Can you print the data exactly and leave out each image?
--------------------------------
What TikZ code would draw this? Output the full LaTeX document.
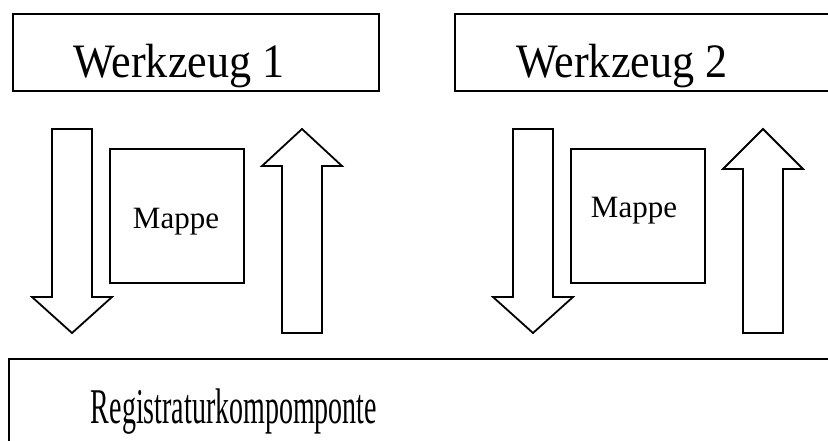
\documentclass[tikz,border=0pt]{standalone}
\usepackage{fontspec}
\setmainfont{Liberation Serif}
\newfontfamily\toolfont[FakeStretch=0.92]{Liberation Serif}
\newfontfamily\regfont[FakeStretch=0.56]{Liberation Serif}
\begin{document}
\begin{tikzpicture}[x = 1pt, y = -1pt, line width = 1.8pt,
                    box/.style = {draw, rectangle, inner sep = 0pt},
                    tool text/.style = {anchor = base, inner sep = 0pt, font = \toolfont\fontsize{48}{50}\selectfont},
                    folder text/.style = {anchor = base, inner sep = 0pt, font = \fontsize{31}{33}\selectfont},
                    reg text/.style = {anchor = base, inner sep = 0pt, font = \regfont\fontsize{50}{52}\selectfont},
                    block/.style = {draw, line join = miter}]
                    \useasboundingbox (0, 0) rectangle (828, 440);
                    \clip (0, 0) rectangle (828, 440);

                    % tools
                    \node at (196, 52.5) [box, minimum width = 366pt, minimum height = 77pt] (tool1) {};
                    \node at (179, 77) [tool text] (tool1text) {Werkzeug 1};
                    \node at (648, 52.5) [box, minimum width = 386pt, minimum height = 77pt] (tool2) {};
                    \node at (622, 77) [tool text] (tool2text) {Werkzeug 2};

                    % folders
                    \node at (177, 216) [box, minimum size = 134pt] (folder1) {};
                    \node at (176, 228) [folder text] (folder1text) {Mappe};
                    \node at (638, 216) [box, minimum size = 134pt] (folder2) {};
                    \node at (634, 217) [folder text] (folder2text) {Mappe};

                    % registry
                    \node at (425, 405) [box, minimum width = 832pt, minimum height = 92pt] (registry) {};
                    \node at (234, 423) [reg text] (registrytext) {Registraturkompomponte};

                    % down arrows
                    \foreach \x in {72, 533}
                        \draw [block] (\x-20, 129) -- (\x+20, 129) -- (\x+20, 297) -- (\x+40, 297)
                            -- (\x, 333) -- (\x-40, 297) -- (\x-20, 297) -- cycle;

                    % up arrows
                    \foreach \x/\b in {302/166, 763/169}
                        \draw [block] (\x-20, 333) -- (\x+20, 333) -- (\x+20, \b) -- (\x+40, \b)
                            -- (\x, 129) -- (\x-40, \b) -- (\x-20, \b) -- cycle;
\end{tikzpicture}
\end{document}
--------------------------------
- **TASK ANSWER**:
What TikZ code would draw this? Output the full LaTeX document.
\documentclass[tikz,border=0pt]{standalone}
\usepackage{fontspec}
\setmainfont{Liberation Serif}
\newfontfamily\toolfont[FakeStretch=0.92]{Liberation Serif}
\newfontfamily\regfont[FakeStretch=0.56]{Liberation Serif}
\begin{document}
\begin{tikzpicture}[x = 1pt, y = -1pt, line width = 1.8pt,
                    box/.style = {draw, rectangle, inner sep = 0pt},
                    tool text/.style = {anchor = base, inner sep = 0pt, font = \toolfont\fontsize{48}{50}\selectfont},
                    folder text/.style = {anchor = base, inner sep = 0pt, font = \fontsize{31}{33}\selectfont},
                    reg text/.style = {anchor = base, inner sep = 0pt, font = \regfont\fontsize{50}{52}\selectfont},
                    block/.style = {draw, line join = miter}]
                    \useasboundingbox (0, 0) rectangle (828, 440);
                    \clip (0, 0) rectangle (828, 440);

                    % tools
                    \node at (196, 52.5) [box, minimum width = 366pt, minimum height = 77pt] (tool1) {};
                    \node at (179, 77) [tool text] (tool1text) {Werkzeug 1};
                    \node at (648, 52.5) [box, minimum width = 386pt, minimum height = 77pt] (tool2) {};
                    \node at (622, 77) [tool text] (tool2text) {Werkzeug 2};

                    % folders
                    \node at (177, 216) [box, minimum size = 134pt] (folder1) {};
                    \node at (176, 228) [folder text] (folder1text) {Mappe};
                    \node at (638, 216) [box, minimum size = 134pt] (folder2) {};
                    \node at (634, 217) [folder text] (folder2text) {Mappe};

                    % registry
                    \node at (425, 405) [box, minimum width = 832pt, minimum height = 92pt] (registry) {};
                    \node at (234, 423) [reg text] (registrytext) {Registraturkompomponte};

                    % down arrows
                    \foreach \x in {72, 533}
                        \draw [block] (\x-20, 129) -- (\x+20, 129) -- (\x+20, 297) -- (\x+40, 297)
                            -- (\x, 333) -- (\x-40, 297) -- (\x-20, 297) -- cycle;

                    % up arrows
                    \foreach \x/\b in {302/166, 763/169}
                        \draw [block] (\x-20, 333) -- (\x+20, 333) -- (\x+20, \b) -- (\x+40, \b)
                            -- (\x, 129) -- (\x-40, \b) -- (\x-20, \b) -- cycle;
\end{tikzpicture}
\end{document}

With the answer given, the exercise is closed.